Ouriou, née Muir, was born in Red Deer, Alberta and raised in Calgary, Alberta and pursued her studies in France, Spain, Quebec and Mexico, obtaining a bachelor's degree in applied foreign languages and a masters in translation studies. She has worked as a fiction writer, literary translator and editor and was one of the co-founders of the Banff International Literary Translation Centre at the Banff Centre, where she also served for three years as the BILTC's director.
Ouriou has worked as a interpreter in a variety of capacities, including with The Truth and Reconciliation Commission of Canada.

Awards

The Thirteenth Summer, her translation of José Luis Olaizola's Planicio, was a finalist for the John Glassco Translation Prize in 1994.
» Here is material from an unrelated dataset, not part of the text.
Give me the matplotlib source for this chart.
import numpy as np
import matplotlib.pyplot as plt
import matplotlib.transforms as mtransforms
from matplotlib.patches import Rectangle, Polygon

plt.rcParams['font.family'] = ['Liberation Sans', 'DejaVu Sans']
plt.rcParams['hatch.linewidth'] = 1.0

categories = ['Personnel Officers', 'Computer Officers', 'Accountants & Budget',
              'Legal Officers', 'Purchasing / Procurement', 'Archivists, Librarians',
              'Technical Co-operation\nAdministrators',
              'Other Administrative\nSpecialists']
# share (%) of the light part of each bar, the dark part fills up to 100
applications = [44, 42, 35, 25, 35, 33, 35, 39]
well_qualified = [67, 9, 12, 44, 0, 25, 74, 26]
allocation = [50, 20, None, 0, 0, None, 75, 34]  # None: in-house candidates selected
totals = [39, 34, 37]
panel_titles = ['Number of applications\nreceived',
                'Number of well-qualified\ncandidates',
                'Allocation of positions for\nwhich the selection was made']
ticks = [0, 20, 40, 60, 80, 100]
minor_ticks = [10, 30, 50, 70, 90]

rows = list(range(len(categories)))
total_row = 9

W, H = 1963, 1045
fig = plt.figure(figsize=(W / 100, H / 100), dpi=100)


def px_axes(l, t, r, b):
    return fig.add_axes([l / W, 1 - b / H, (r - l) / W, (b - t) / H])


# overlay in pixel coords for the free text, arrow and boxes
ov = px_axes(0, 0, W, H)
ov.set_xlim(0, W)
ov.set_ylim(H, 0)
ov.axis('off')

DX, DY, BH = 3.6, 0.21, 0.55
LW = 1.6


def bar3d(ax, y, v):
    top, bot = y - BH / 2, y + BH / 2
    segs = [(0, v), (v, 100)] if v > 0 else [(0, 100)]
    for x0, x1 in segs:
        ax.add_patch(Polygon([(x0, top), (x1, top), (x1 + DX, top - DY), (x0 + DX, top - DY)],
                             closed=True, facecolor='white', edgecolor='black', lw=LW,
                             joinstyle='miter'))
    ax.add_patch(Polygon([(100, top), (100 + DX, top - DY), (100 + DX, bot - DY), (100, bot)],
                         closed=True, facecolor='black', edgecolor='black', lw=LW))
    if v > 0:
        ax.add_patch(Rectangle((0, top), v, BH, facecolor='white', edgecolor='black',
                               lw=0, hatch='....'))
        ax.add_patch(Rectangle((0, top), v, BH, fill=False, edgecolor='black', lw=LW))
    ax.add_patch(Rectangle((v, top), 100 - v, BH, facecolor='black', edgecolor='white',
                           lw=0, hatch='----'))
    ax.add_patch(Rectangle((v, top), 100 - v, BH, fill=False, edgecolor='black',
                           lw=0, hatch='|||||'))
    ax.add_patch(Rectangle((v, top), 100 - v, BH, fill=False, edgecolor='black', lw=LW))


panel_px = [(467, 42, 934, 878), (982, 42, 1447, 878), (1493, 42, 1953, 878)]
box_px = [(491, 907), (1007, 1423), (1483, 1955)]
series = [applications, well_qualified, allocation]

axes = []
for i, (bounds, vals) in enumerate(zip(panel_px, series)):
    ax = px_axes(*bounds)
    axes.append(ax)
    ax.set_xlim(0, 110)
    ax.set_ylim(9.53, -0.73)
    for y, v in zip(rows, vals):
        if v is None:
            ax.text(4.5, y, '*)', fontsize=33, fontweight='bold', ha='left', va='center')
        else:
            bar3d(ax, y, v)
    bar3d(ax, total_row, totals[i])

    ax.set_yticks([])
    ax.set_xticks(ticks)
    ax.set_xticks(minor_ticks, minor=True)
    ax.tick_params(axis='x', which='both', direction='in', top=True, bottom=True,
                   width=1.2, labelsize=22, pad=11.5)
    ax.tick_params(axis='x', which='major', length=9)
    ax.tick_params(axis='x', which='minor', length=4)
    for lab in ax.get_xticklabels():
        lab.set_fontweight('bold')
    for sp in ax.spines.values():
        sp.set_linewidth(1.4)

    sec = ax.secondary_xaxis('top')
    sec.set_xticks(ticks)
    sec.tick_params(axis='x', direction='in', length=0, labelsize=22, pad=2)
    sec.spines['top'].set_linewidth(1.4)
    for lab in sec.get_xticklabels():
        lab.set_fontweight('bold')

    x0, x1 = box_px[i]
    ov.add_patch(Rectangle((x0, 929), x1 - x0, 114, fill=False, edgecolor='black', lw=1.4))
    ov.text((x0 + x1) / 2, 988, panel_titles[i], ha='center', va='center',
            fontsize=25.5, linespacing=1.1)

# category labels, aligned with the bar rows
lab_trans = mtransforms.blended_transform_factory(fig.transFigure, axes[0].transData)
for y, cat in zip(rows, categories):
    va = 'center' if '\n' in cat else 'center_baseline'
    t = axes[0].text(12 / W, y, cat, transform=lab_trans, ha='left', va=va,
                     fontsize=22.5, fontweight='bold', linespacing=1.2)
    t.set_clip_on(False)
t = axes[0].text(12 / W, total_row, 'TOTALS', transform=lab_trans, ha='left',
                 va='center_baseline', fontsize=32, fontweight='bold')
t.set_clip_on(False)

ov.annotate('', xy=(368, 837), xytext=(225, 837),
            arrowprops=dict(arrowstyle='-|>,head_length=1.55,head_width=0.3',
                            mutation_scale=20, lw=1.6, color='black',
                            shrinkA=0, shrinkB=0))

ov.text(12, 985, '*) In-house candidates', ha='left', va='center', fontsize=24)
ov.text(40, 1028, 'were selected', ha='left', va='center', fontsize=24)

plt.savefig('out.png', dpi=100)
Pieces of Me, Ouriou's translation of Charlotte Gingras' La liberté? Connais pas, won the Governor General's Award for French to English translation at the 2009 Governor General's Awards. She has been shortlisted for the award three other times, for The Road to Chlifa at the 1995 Governor General's Awards, for Necessary Betrayals at the 2003 Governor General's Awards, and as co-translator with Christelle Morelli of Stolen Sisters: The Story of Two Missing Girls, Their Families and How Canada Has Failed Indigenous Women at the 2015 Governor General's Awards.
Ouriou and Morelli also jointly won a Libris Award in 2014 for Jane, the Fox and Me, their translation of Fanny Britt's Jane, le renard et moi.
One of her many short stories, "Violette Bicyclette" won the Western Canadian Magazines Association fiction award and her first novel Damselfish was short-listed for the Writers Guild of Alberta's Georges Bugnet Fiction Award and the City of Calgary W.O. Mitchell Book Prize. Several of her short stories have been translated into Spanish, French, Dutch and Bulgarian.
In 2010, she was appointed a Chevalier in France's Ordre des Arts et des Lettres in recognition of her commitment to La Francophonie through her work as a writer, translator and interpreter.